About Me

My name is Christine. I'm a visual artist, musician, traditional storyteller, DV survivor, and have been a fulltime caregiver for an individual living with various diagnoses. After my marriage, I learned how to play various instruments, started exploring various means of creative expression, worked with at-risk teens/families, volunteered with the local crisis lines, participated in starting up a family resource center, completed my BA, furthered my studies towards becoming an art therapist, managed homes for adults living with disabilities, and facilitated therapeutic music/art sessions. I was doing everything I could so my children and I could have a brighter life, present and future. My physical health, however, continued to show evidence of too many chronic stressors over many decades. This blog is about my journey in discovering peace and better health by meeting life in the most basic and, in my opinion, the most rewarding of ways - by focusing on the riches of simplicity. If you're a new visitor to my blog, you might be interested in starting here: Finding the Riches.

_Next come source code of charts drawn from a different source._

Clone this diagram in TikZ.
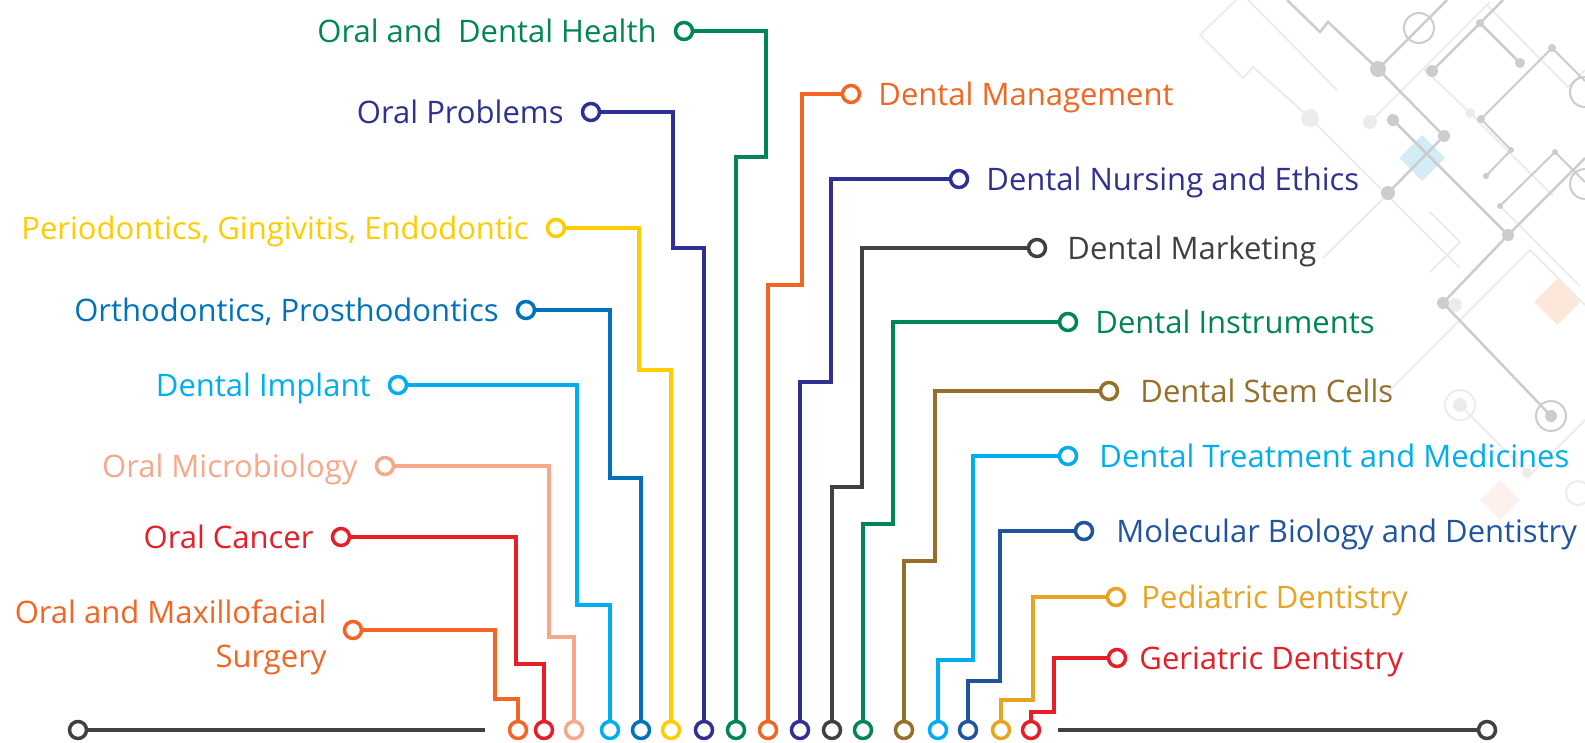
\documentclass[tikz,border=0pt]{standalone}
\usepackage{fontspec}
\setmainfont{Open Sans}
\usepackage{xcolor}
\usetikzlibrary{positioning}
\definecolor{dentgreen}{RGB}{0,133,84}
\definecolor{dentnavy}{RGB}{46,49,146}
\definecolor{dentyellow}{RGB}{255,204,0}
\definecolor{dentblue}{RGB}{0,114,188}
\definecolor{dentcyan}{RGB}{0,174,239}
\definecolor{dentsalmon}{RGB}{247,168,138}
\definecolor{dentred}{RGB}{230,30,40}
\definecolor{dentorange}{RGB}{242,101,34}
\definecolor{dentgray}{RGB}{64,64,64}
\definecolor{dentbrown}{RGB}{150,111,40}
\definecolor{molblue}{RGB}{30,84,160}
\definecolor{dentamber}{RGB}{233,163,35}
\definecolor{circuitgray}{RGB}{204,204,204}
\definecolor{circuitlight}{RGB}{236,236,236}
\definecolor{diamondblue}{RGB}{212,236,245}
\definecolor{diamondpeach}{RGB}{252,231,216}
\definecolor{diamondpink}{RGB}{253,241,237}

\tikzset{
  pad/.style={circle, draw, line width=3.5pt, fill=white, minimum size=17pt, inner sep=0pt},
  wire/.style={line width=3.6pt},
  topic/.style={font=\fontsize{31}{44}\selectfont, inner sep=0pt},
  lefttopic/.style={topic, anchor=mid east, yshift=-9pt},
  righttopic/.style={topic, anchor=mid west, yshift=-9pt},
  trace/.style={circuitgray, line width=2.5pt},
  faint/.style={circuitlight, line width=2pt}
}

\begin{document}
\begin{tikzpicture}[x=1pt,y=-1pt]
    \useasboundingbox (0,0) rectangle (1585,742);

    % Circuit background
    \fill[diamondblue] (1422,135) -- (1445,158) -- (1422,181) -- (1399,158) -- cycle;
    \fill[diamondpeach] (1557,279) -- (1580,302) -- (1557,325) -- (1534,302) -- cycle;
    \fill[diamondpink] (1500,480) -- (1520,500) -- (1500,520) -- (1480,500) -- cycle;
    \draw[faint] (1236,0) -- (1200,35) -- (1243,78) -- (1253,67) -- (1310,118) -- (1460,268);
    \draw[faint] (1248,0) -- (1337,90);
    \draw[faint] (1370,122) -- (1490,2);
    \draw[faint] (1487,5) -- (1568,87) -- (1585,70);
    \draw[faint] (1423,68) -- (1470,113) -- (1553,196);
    \draw[faint] (1389,193) -- (1323,258);
    \draw[faint] (1430,212) -- (1460,242) -- (1430,272);
    \draw[faint] (1500,206) -- (1580,286);
    \draw[faint] (1440,340) -- (1530,250) -- (1585,305);
    \draw[faint] (1380,400) -- (1500,280);
    \draw[faint] (1460,405) -- (1530,475) -- (1585,420);
    \fill[circuitlight] (1310,118) circle (9) (1370,122) circle (7) (1470,113) circle (5)
        (1455,305) circle (7) (1527,473) circle (5) (1460,405) circle (7);
    \draw[faint] (1460,405) circle (15);
    \draw[faint] (1578,493) circle (12);
    \draw[trace] (1287,0) -- (1320,32) -- (1328,22) -- (1378,69) -- (1444,136);
    \draw[trace] (1378,69) -- (1447,0);
    \draw[trace] (1432,71) -- (1480,23) -- (1503,0);
    \draw[trace] (1480,23) -- (1520,63);
    \draw[trace] (1393,120) -- (1508,235) -- (1443,303) -- (1551,416);
    \draw[trace] (1508,235) -- (1585,158);
    \draw[trace] (1444,136) -- (1388,193);
    \draw[trace, line width=2pt] (1486,176) -- (1511,150) -- (1481,119) -- (1552,48) -- (1585,81);
    \draw[trace, line width=2pt] (1500,206) -- (1555,152) -- (1585,182);
    \fill[circuitgray] (1378,69) circle (8) (1432,71) circle (6) (1480,23) circle (4)
        (1520,63) circle (5) (1444,136) circle (6) (1393,120) circle (6)
        (1388,193) circle (7) (1508,235) circle (6) (1481,119) circle (4)
        (1552,48) circle (4) (1511,150) circle (3) (1486,176) circle (3)
        (1555,152) circle (3) (1500,206) circle (3) (1443,303) circle (6)
        (1551,416) circle (6);
    \draw[trace, line width=2pt] (1419,28) circle (15) (1585,92) circle (15)
        (1585,184) circle (15) (1551,416) circle (15);

    % Bottom pads
    \foreach \x/\c [count=\i] in {518/dentorange, 544/dentred, 574/dentsalmon, 610/dentcyan,
        641/dentblue, 671/dentyellow, 704/dentnavy, 736/dentgreen, 768/dentorange,
        800/dentnavy, 832/dentgray, 863/dentgreen, 904/dentbrown, 938/dentcyan,
        968/molblue, 1001/dentamber, 1031/dentred}
        \node[pad, draw=\c] (b\i) at (\x,730) {};

    % Baseline
    \node[pad, draw=dentgray] (lend) at (78,730) {};
    \coordinate (lstop) at (485,730);
    \draw[wire, dentgray] (lend) -- (lstop);
    \coordinate (rstart) at (1058,730);
    \node[pad, draw=dentgray] (rend) at (1487,730) {};
    \draw[wire, dentgray] (rstart) -- (rend);

    % Left topics
    \node[pad, draw=dentgreen] (odh) at (684,31) {};
    \node[left=17pt of odh, lefttopic, dentgreen] {Oral and~~Dental Health};
    \node[pad, draw=dentnavy] (op) at (591,112) {};
    \node[left=17pt of op, lefttopic, dentnavy] {Oral Problems};
    \node[pad, draw=dentyellow] (pge) at (556,228) {};
    \node[left=17pt of pge, lefttopic, dentyellow] {Periodontics, Gingivitis, Endodontic};
    \node[pad, draw=dentblue] (opd) at (526,310) {};
    \node[left=17pt of opd, lefttopic, dentblue] {Orthodontics, Prosthodontics};
    \node[pad, draw=dentcyan] (di) at (398,385) {};
    \node[left=17pt of di, lefttopic, dentcyan] {Dental Implant};
    \node[pad, draw=dentsalmon] (om) at (385,466) {};
    \node[left=17pt of om, lefttopic, dentsalmon] {Oral Microbiology};
    \node[pad, draw=dentred] (oc) at (341,537) {};
    \node[left=17pt of oc, lefttopic, dentred] {Oral Cancer};
    \node[pad, draw=dentorange] (oms) at (353,630) {};
    \node[topic, dentorange, align=right, left=16pt of oms, yshift=-7pt] {Oral and Maxillofacial\\Surgery};

    % Right topics
    \node[pad, draw=dentorange] (dm) at (851,94) {};
    \node[right=17pt of dm, righttopic, dentorange] {Dental Management};
    \node[pad, draw=dentnavy] (dne) at (959,179) {};
    \node[right=17pt of dne, righttopic, dentnavy] {Dental Nursing and Ethics};
    \node[pad, draw=dentgray] (dmk) at (1037,248) {};
    \node[right=20pt of dmk, righttopic, dentgray] {Dental Marketing};
    \node[pad, draw=dentgreen] (dis) at (1068,322) {};
    \node[right=17pt of dis, righttopic, dentgreen] {Dental Instruments};
    \node[pad, draw=dentbrown] (dsc) at (1109,391) {};
    \node[right=21pt of dsc, righttopic, dentbrown] {Dental Stem Cells};
    \node[pad, draw=dentcyan] (dtm) at (1068,456) {};
    \node[right=21pt of dtm, righttopic, dentcyan] {Dental Treatment and Medicines};
    \node[pad, draw=molblue] (mbd) at (1084,531) {};
    \node[right=22pt of mbd, righttopic, molblue] {Molecular Biology and Dentistry};
    \node[pad, draw=dentamber] (pd) at (1116,597) {};
    \node[right=15pt of pd, righttopic, dentamber] {Pediatric Dentistry};
    \node[pad, draw=dentred] (gd) at (1117,658) {};
    \node[right=12pt of gd, righttopic, dentred] {Geriatric Dentistry};

    % Wires, left side
    \draw[wire, dentorange] (oms) -| (495,699) -| (b1);
    \draw[wire, dentred] (oc) -| (516,664) -| (b2);
    \draw[wire, dentsalmon] (om) -| (549,637) -| (b3);
    \draw[wire, dentcyan] (di) -| (577,605) -| (b4);
    \draw[wire, dentblue] (opd) -| (610,478) -| (b5);
    \draw[wire, dentyellow] (pge) -| (639,370) -| (b6);
    \draw[wire, dentnavy] (op) -| (673,248) -| (b7);
    \draw[wire, dentgreen] (odh) -| (766,157) -| (b8);

    % Wires, right side
    \draw[wire, dentorange] (dm) -| (802,285) -| (b9);
    \draw[wire, dentnavy] (dne) -| (831,382) -| (b10);
    \draw[wire, dentgray] (dmk) -| (862,487) -| (b11);
    \draw[wire, dentgreen] (dis) -| (893,524) -| (b12);
    \draw[wire, dentbrown] (dsc) -| (935,561) -| (b13);
    \draw[wire, dentcyan] (dtm) -| (973,660) -| (b14);
    \draw[wire, molblue] (mbd) -| (1000,681) -| (b15);
    \draw[wire, dentamber] (pd) -| (1033,700) -| (b16);
    \draw[wire, dentred] (gd) -| (1054,712) -| (b17);
\end{tikzpicture}
\end{document}
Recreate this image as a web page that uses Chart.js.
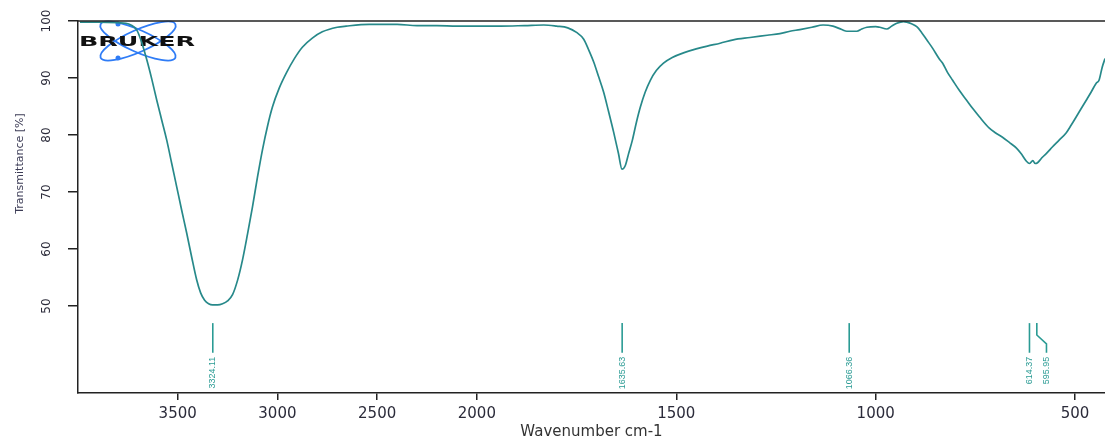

Saturday, November 02, 2013

Light


Today I came across this draft that I hadn't posted last year. I remember that I'd considered deleting it last year. Today I realized how pertinent it is to my present journey:

"Last week, I was sitting in a closet-sized room at a hospital lab where the only view included the three bathroom-stall walls around me and the empty wall on the other side of the corridor. Against the wall was a metal shelf unit on wheels, housing folded hospital gowns.

As I sat in the tiny space waiting for the lab assistant, I became aware of the sense that there was nothing inspiring that I could see, and I hadn't brought along a notepad for writing/ sketching/scribbling ideas. There was no window offering a glimpse of a tree or birds or sky. There was no music, no artwork on the walls - only my imagination.

So I challenged myself. I looked at that institutional metal rack and considered the possibility of thinking creatively about it. It was shiny. It was silver. Still nothing. It had wheels - that gave my mind a microsecond of a grin imagining the adventure Lucy Ricardo or some other character might have with a wheeled shelf unit in a hospital hallway.

And then my thinking took a sharp turn. I considered the idea that we often don't see because we don't "see" - we don't look, we don't understand, our interpretation is too shallow, too limited. Something inside me wanted to find what I wasn't seeing.

I considered that maybe that's what happens when we're in a desperate environment - we're reminded of the inner life within us rather than being so attached to the environment around us. We're beckoned to reclaim how we view life rather than having our view dictated by our surroundings. We're called to take the time to really see rather than just exist. And then I saw it. I caught my breath and smiled at the timing of the thoughts I was having and what I was seeing - the glint of light on the corner of one of the shelves. Reflection."

Light. It's what draws us to the magic of the stars in the night sky; the glow of the moon in the dark. Our ability to see colour is dependent on it. And it's within us.